→ DO THIS:
Write out each line exactly as given. Leave the pictures out of your copy.
====== PROVIDED DATA
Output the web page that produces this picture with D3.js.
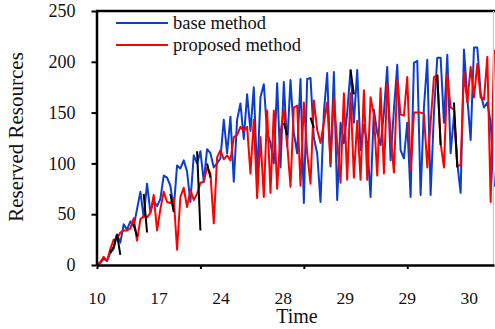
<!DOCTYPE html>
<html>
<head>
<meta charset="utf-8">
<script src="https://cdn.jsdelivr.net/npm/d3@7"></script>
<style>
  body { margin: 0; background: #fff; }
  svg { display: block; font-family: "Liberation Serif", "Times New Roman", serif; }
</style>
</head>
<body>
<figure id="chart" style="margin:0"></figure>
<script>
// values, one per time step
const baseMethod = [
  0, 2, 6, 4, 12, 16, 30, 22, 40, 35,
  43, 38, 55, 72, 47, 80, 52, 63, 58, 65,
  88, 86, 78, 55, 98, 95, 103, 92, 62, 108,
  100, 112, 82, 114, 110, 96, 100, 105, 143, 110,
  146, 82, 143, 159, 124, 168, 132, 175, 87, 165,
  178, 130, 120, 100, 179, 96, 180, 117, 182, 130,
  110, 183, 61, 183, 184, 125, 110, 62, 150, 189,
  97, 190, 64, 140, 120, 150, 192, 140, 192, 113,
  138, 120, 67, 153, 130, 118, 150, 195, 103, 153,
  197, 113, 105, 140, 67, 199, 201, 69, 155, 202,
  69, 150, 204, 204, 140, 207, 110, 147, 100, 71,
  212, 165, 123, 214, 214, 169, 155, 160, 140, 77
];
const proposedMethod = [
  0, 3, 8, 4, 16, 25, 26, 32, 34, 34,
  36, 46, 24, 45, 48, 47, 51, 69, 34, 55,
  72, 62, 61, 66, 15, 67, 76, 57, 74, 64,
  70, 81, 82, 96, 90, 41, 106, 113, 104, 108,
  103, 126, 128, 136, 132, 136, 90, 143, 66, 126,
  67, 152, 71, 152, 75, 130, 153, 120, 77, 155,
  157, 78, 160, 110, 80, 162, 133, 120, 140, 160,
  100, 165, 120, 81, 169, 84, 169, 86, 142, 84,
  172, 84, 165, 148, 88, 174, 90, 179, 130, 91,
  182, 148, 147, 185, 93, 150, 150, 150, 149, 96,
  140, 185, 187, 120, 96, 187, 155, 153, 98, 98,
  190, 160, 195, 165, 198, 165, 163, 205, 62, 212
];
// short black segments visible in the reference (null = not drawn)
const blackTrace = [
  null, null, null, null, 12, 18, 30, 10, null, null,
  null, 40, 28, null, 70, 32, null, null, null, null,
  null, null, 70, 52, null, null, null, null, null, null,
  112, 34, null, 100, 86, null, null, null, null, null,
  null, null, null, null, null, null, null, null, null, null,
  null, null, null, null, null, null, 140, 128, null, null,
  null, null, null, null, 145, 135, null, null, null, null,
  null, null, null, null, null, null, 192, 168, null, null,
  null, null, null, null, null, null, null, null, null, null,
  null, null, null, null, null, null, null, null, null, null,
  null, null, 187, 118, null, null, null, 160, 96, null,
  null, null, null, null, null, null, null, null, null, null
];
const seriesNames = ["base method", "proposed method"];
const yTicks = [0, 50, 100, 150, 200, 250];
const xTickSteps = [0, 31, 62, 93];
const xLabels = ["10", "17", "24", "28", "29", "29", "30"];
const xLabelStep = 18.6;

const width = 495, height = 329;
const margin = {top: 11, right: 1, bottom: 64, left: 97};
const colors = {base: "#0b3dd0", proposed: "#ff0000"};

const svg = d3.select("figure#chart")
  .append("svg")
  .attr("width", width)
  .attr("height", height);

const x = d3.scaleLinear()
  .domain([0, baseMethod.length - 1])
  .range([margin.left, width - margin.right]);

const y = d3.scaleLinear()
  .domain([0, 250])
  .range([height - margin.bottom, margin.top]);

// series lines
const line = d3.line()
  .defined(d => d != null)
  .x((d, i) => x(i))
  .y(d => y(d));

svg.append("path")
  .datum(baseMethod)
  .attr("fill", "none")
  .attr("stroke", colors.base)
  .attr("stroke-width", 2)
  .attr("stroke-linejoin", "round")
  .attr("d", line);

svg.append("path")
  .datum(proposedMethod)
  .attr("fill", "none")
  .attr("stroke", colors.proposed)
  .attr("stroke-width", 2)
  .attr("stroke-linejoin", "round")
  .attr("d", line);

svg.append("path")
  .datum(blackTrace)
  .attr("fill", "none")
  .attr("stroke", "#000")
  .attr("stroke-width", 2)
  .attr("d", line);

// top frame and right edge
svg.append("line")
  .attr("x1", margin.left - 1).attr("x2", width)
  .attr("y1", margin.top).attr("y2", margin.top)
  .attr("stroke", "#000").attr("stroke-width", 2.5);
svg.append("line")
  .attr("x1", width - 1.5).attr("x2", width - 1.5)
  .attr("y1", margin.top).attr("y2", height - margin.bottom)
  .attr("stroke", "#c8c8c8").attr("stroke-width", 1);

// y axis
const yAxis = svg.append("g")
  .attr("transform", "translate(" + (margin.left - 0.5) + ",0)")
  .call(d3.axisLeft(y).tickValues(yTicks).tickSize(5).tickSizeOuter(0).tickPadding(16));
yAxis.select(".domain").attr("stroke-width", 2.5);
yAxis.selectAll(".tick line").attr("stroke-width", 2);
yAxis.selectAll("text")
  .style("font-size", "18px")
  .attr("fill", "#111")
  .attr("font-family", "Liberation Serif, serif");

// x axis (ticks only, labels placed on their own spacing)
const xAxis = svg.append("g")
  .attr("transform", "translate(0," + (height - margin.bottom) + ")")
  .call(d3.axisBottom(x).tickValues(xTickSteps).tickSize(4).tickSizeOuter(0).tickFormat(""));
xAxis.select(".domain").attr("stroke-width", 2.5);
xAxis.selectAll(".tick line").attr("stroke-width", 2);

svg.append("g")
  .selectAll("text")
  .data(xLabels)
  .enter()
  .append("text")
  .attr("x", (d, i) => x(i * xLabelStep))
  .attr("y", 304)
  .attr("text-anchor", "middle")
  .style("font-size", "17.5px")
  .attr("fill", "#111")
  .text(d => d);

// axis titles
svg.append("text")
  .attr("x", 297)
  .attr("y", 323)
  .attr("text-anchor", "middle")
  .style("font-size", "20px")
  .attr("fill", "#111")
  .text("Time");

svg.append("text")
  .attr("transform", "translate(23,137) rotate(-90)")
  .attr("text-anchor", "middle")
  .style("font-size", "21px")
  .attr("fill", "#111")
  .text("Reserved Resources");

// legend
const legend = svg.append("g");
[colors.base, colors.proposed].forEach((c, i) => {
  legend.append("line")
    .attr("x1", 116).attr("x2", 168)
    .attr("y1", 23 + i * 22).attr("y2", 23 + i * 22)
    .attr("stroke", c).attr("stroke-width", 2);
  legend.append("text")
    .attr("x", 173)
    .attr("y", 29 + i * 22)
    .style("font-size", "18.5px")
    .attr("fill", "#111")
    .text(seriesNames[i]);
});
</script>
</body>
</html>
============
→ FINISHED TASK:
Output the web page that produces this picture with D3.js.
<!DOCTYPE html>
<html>
<head>
<meta charset="utf-8">
<script src="https://cdn.jsdelivr.net/npm/d3@7"></script>
<style>
  body { margin: 0; background: #fff; }
  svg { display: block; font-family: "Liberation Serif", "Times New Roman", serif; }
</style>
</head>
<body>
<figure id="chart" style="margin:0"></figure>
<script>
// values, one per time step
const baseMethod = [
  0, 2, 6, 4, 12, 16, 30, 22, 40, 35,
  43, 38, 55, 72, 47, 80, 52, 63, 58, 65,
  88, 86, 78, 55, 98, 95, 103, 92, 62, 108,
  100, 112, 82, 114, 110, 96, 100, 105, 143, 110,
  146, 82, 143, 159, 124, 168, 132, 175, 87, 165,
  178, 130, 120, 100, 179, 96, 180, 117, 182, 130,
  110, 183, 61, 183, 184, 125, 110, 62, 150, 189,
  97, 190, 64, 140, 120, 150, 192, 140, 192, 113,
  138, 120, 67, 153, 130, 118, 150, 195, 103, 153,
  197, 113, 105, 140, 67, 199, 201, 69, 155, 202,
  69, 150, 204, 204, 140, 207, 110, 147, 100, 71,
  212, 165, 123, 214, 214, 169, 155, 160, 140, 77
];
const proposedMethod = [
  0, 3, 8, 4, 16, 25, 26, 32, 34, 34,
  36, 46, 24, 45, 48, 47, 51, 69, 34, 55,
  72, 62, 61, 66, 15, 67, 76, 57, 74, 64,
  70, 81, 82, 96, 90, 41, 106, 113, 104, 108,
  103, 126, 128, 136, 132, 136, 90, 143, 66, 126,
  67, 152, 71, 152, 75, 130, 153, 120, 77, 155,
  157, 78, 160, 110, 80, 162, 133, 120, 140, 160,
  100, 165, 120, 81, 169, 84, 169, 86, 142, 84,
  172, 84, 165, 148, 88, 174, 90, 179, 130, 91,
  182, 148, 147, 185, 93, 150, 150, 150, 149, 96,
  140, 185, 187, 120, 96, 187, 155, 153, 98, 98,
  190, 160, 195, 165, 198, 165, 163, 205, 62, 212
];
// short black segments visible in the reference (null = not drawn)
const blackTrace = [
  null, null, null, null, 12, 18, 30, 10, null, null,
  null, 40, 28, null, 70, 32, null, null, null, null,
  null, null, 70, 52, null, null, null, null, null, null,
  112, 34, null, 100, 86, null, null, null, null, null,
  null, null, null, null, null, null, null, null, null, null,
  null, null, null, null, null, null, 140, 128, null, null,
  null, null, null, null, 145, 135, null, null, null, null,
  null, null, null, null, null, null, 192, 168, null, null,
  null, null, null, null, null, null, null, null, null, null,
  null, null, null, null, null, null, null, null, null, null,
  null, null, 187, 118, null, null, null, 160, 96, null,
  null, null, null, null, null, null, null, null, null, null
];
const seriesNames = ["base method", "proposed method"];
const yTicks = [0, 50, 100, 150, 200, 250];
const xTickSteps = [0, 31, 62, 93];
const xLabels = ["10", "17", "24", "28", "29", "29", "30"];
const xLabelStep = 18.6;

const width = 495, height = 329;
const margin = {top: 11, right: 1, bottom: 64, left: 97};
const colors = {base: "#0b3dd0", proposed: "#ff0000"};

const svg = d3.select("figure#chart")
  .append("svg")
  .attr("width", width)
  .attr("height", height);

const x = d3.scaleLinear()
  .domain([0, baseMethod.length - 1])
  .range([margin.left, width - margin.right]);

const y = d3.scaleLinear()
  .domain([0, 250])
  .range([height - margin.bottom, margin.top]);

// series lines
const line = d3.line()
  .defined(d => d != null)
  .x((d, i) => x(i))
  .y(d => y(d));

svg.append("path")
  .datum(baseMethod)
  .attr("fill", "none")
  .attr("stroke", colors.base)
  .attr("stroke-width", 2)
  .attr("stroke-linejoin", "round")
  .attr("d", line);

svg.append("path")
  .datum(proposedMethod)
  .attr("fill", "none")
  .attr("stroke", colors.proposed)
  .attr("stroke-width", 2)
  .attr("stroke-linejoin", "round")
  .attr("d", line);

svg.append("path")
  .datum(blackTrace)
  .attr("fill", "none")
  .attr("stroke", "#000")
  .attr("stroke-width", 2)
  .attr("d", line);

// top frame and right edge
svg.append("line")
  .attr("x1", margin.left - 1).attr("x2", width)
  .attr("y1", margin.top).attr("y2", margin.top)
  .attr("stroke", "#000").attr("stroke-width", 2.5);
svg.append("line")
  .attr("x1", width - 1.5).attr("x2", width - 1.5)
  .attr("y1", margin.top).attr("y2", height - margin.bottom)
  .attr("stroke", "#c8c8c8").attr("stroke-width", 1);

// y axis
const yAxis = svg.append("g")
  .attr("transform", "translate(" + (margin.left - 0.5) + ",0)")
  .call(d3.axisLeft(y).tickValues(yTicks).tickSize(5).tickSizeOuter(0).tickPadding(16));
yAxis.select(".domain").attr("stroke-width", 2.5);
yAxis.selectAll(".tick line").attr("stroke-width", 2);
yAxis.selectAll("text")
  .style("font-size", "18px")
  .attr("fill", "#111")
  .attr("font-family", "Liberation Serif, serif");

// x axis (ticks only, labels placed on their own spacing)
const xAxis = svg.append("g")
  .attr("transform", "translate(0," + (height - margin.bottom) + ")")
  .call(d3.axisBottom(x).tickValues(xTickSteps).tickSize(4).tickSizeOuter(0).tickFormat(""));
xAxis.select(".domain").attr("stroke-width", 2.5);
xAxis.selectAll(".tick line").attr("stroke-width", 2);

svg.append("g")
  .selectAll("text")
  .data(xLabels)
  .enter()
  .append("text")
  .attr("x", (d, i) => x(i * xLabelStep))
  .attr("y", 304)
  .attr("text-anchor", "middle")
  .style("font-size", "17.5px")
  .attr("fill", "#111")
  .text(d => d);

// axis titles
svg.append("text")
  .attr("x", 297)
  .attr("y", 323)
  .attr("text-anchor", "middle")
  .style("font-size", "20px")
  .attr("fill", "#111")
  .text("Time");

svg.append("text")
  .attr("transform", "translate(23,137) rotate(-90)")
  .attr("text-anchor", "middle")
  .style("font-size", "21px")
  .attr("fill", "#111")
  .text("Reserved Resources");

// legend
const legend = svg.append("g");
[colors.base, colors.proposed].forEach((c, i) => {
  legend.append("line")
    .attr("x1", 116).attr("x2", 168)
    .attr("y1", 23 + i * 22).attr("y2", 23 + i * 22)
    .attr("stroke", c).attr("stroke-width", 2);
  legend.append("text")
    .attr("x", 173)
    .attr("y", 29 + i * 22)
    .style("font-size", "18.5px")
    .attr("fill", "#111")
    .text(seriesNames[i]);
});
</script>
</body>
</html>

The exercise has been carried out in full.